I've been trying to use connectify to use my laptop as a hotspot.
I have an ethernet connection that my laptop connects to and i want to connect my itouch to the internet via wifi.
I installed connectify and it worked just as it says it should, I can even connect my itouch.
But i never get the internet connection with the itouch.
I've checked and my Atheros wireless adapter is supported and everything seems like it should work, but for some reason it doesn't.
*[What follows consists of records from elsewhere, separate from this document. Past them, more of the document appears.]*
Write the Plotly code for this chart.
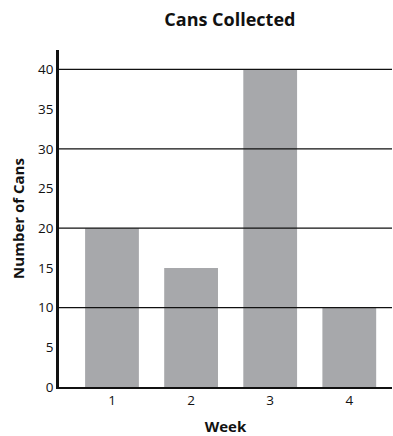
import plotly.graph_objects as go

weeks = ["1", "2", "3", "4"]
cans = [20, 15, 40, 10]
y_ticks = [0, 5, 10, 15, 20, 25, 30, 35, 40]
grid_lines = [10, 20, 30, 40]

FONT = "Open Sans"
INK = "#111111"

fig = go.Figure()
fig.add_trace(go.Bar(x=[1, 2, 3, 4], y=cans, marker=dict(color="#a7a8ab", line=dict(width=0)),
                     width=0.68, hoverinfo="skip"))

shapes = [dict(type="line", xref="paper", yref="y", x0=0, x1=1, y0=g, y1=g,
               line=dict(color=INK, width=1.3), layer="above") for g in grid_lines]

fig.update_layout(
    width=393, height=436,
    margin=dict(l=59, r=1, t=50, b=49),
    paper_bgcolor="white", plot_bgcolor="white",
    showlegend=False,
    title=dict(text="<b>Cans Collected</b>", x=0.585, xanchor="center", y=0.955, yanchor="middle",
               font=dict(family=FONT, size=18, color=INK)),
    xaxis=dict(range=[0.33, 4.54], tickvals=[1, 2, 3, 4], ticktext=weeks, automargin=False,
               showgrid=False, zeroline=False, showline=True, linecolor=INK, linewidth=2,
               ticks="", tickfont=dict(family=FONT, size=13.5, color=INK),
               title=dict(text="<b>Week</b>", font=dict(family=FONT, size=15, color=INK), standoff=14)),
    yaxis=dict(range=[0, 42.45], tickvals=y_ticks, showgrid=False, zeroline=False, automargin=False,
               showline=True, linecolor=INK, linewidth=2.5, ticks="",
               tickfont=dict(family=FONT, size=13.5, color=INK),
               title=dict(text="<b>Number of Cans</b>", font=dict(family=FONT, size=15, color=INK), standoff=10)),
    shapes=shapes,
    bargap=0.32,
)

fig.write_html("out.html", config={"displayModeBar": False},
               post_script="document.body.style.margin='0';")
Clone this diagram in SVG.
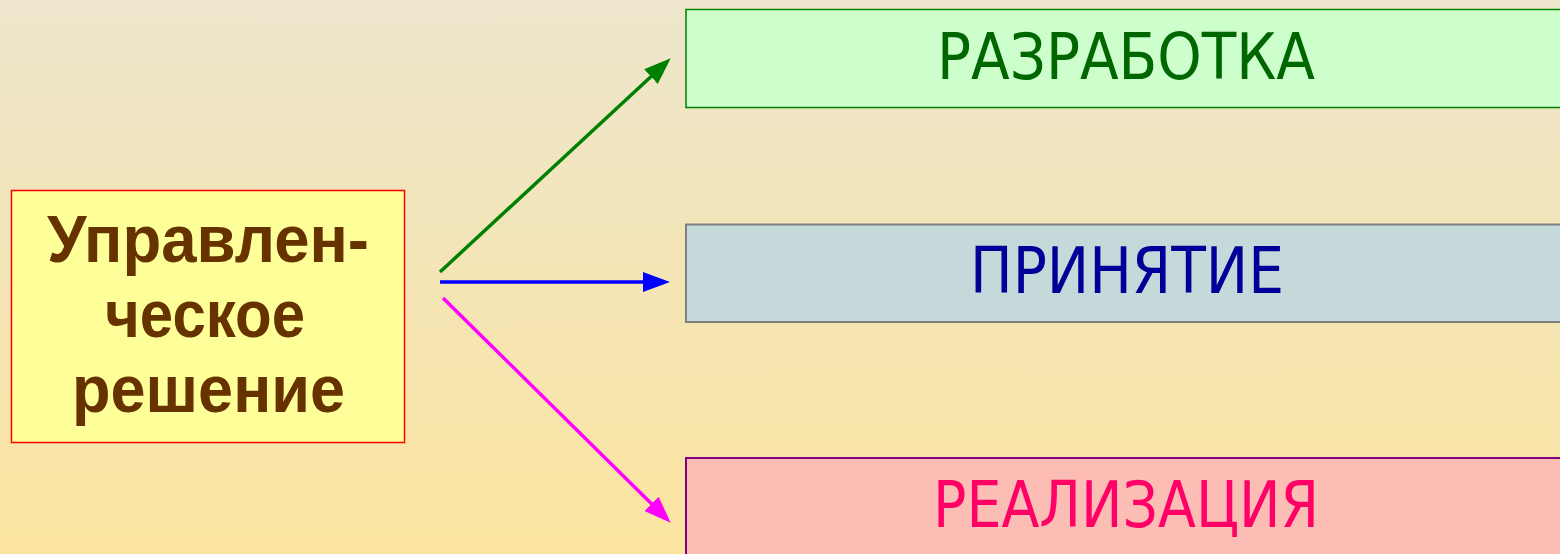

Please help. I have a hunch it's maybe a small little thing that's blocking the internet (possibly a windows sharing setting?).


----------



## TerryNet (Mar 23, 2005)

Could be a firewall. I believe that ZoneAlarm, for example, needs to be configured to allow internet sharing through the computer.


----------



## samkarim (Aug 17, 2010)

hmm...possibly...
I have AVG (free version), but it doesn't have a firewall
The only firewall I have is Windows Firewall...are there some settings I should change there?


----------



## TerryNet (Mar 23, 2005)

Maybe there is something you need to configure in the Windows firewall, but I have no idea what. The Connectify instructions have no mention of firewalls?


----------



## samkarim (Aug 17, 2010)

Well, the connectify website has some documentation on antivitirus programs blocking the internet, but nothing about Windows Firewall.
Their documentation [http://www.connectify.me/docs/index.html] only has troubleshooting if antivirus blocks it on the comp.
One thing I tried doing is disabling Windows Firewall entirely...it seemed that it helped a bit because now when i connect the itouch it also gets the DNS and all. But it still can't connect to the internet.


----------